Families in Nottinghamshire, she points out, never received birth debriefs, which are offered as standard in London hospitals, for example. And yet many traumatised parents say they simply want to know what happened and hear the word ‘sorry’.

“Because you accept that sometimes things do go awfully wrong, but the minute people try to keep that away from you, or don’t give you your notes, or redact your notes…” she trails off.

“I passed out. I lost consciousness. There are no notes that exist that talk about the fact that I nearly dropped my baby on the floor and was unconscious for a period of time, and Richard thought I was dead. He actually thought I’d died on the table. There’s no notes anywhere. No one can tell me what happened. I have to frequently say to Richard, ‘It did happen, didn’t it?’”

She wants the right to a debrief introduced everywhere, as well as continuity of care, which would extend throughout the whole of pregnancy until at least two months after birth. “It’s not good enough that when you get home, they say, ‘You have to go to the health visitor now. We’re done with you. Sorry.’” The change sounds simple but would make a radical difference to maternal experiences.

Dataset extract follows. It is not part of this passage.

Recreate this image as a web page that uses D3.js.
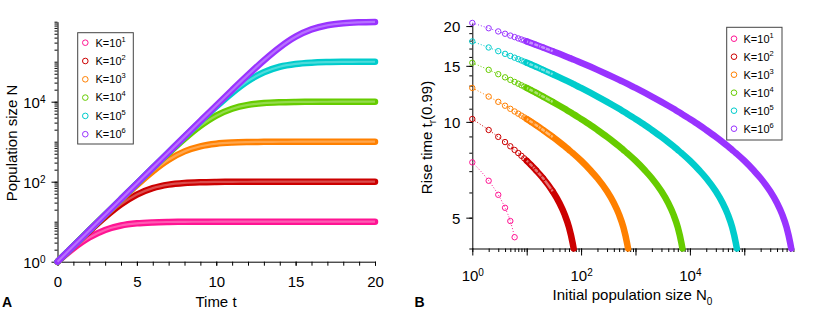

Many campaigners say an inquiry without statutory powers is insufficient. What does the national maternity adviser think?

“I think there are questions that will still be left unanswered,” she replies. While she is confident that Amos and Ockenden will be thorough, “I also don’t think they’re going to solve everything.” Services will not improve without “big, bold policies”, the MP adds, so “we have to keep the door open” to a public inquiry.

“I get to celebrate Billy’s birthdays. I got to see Billy’s first day at school. I get to go and see his sports days, work permitting. I get to see him play guitar in a rock concert. I have spoken to hundreds and hundreds of families that have been denied that opportunity.

“Nobody makes me happier than my son. He is everything – absolutely everything – to me. And so, who am I to deny that mother or that father the answers that they need? I’m not ever going to be that person.”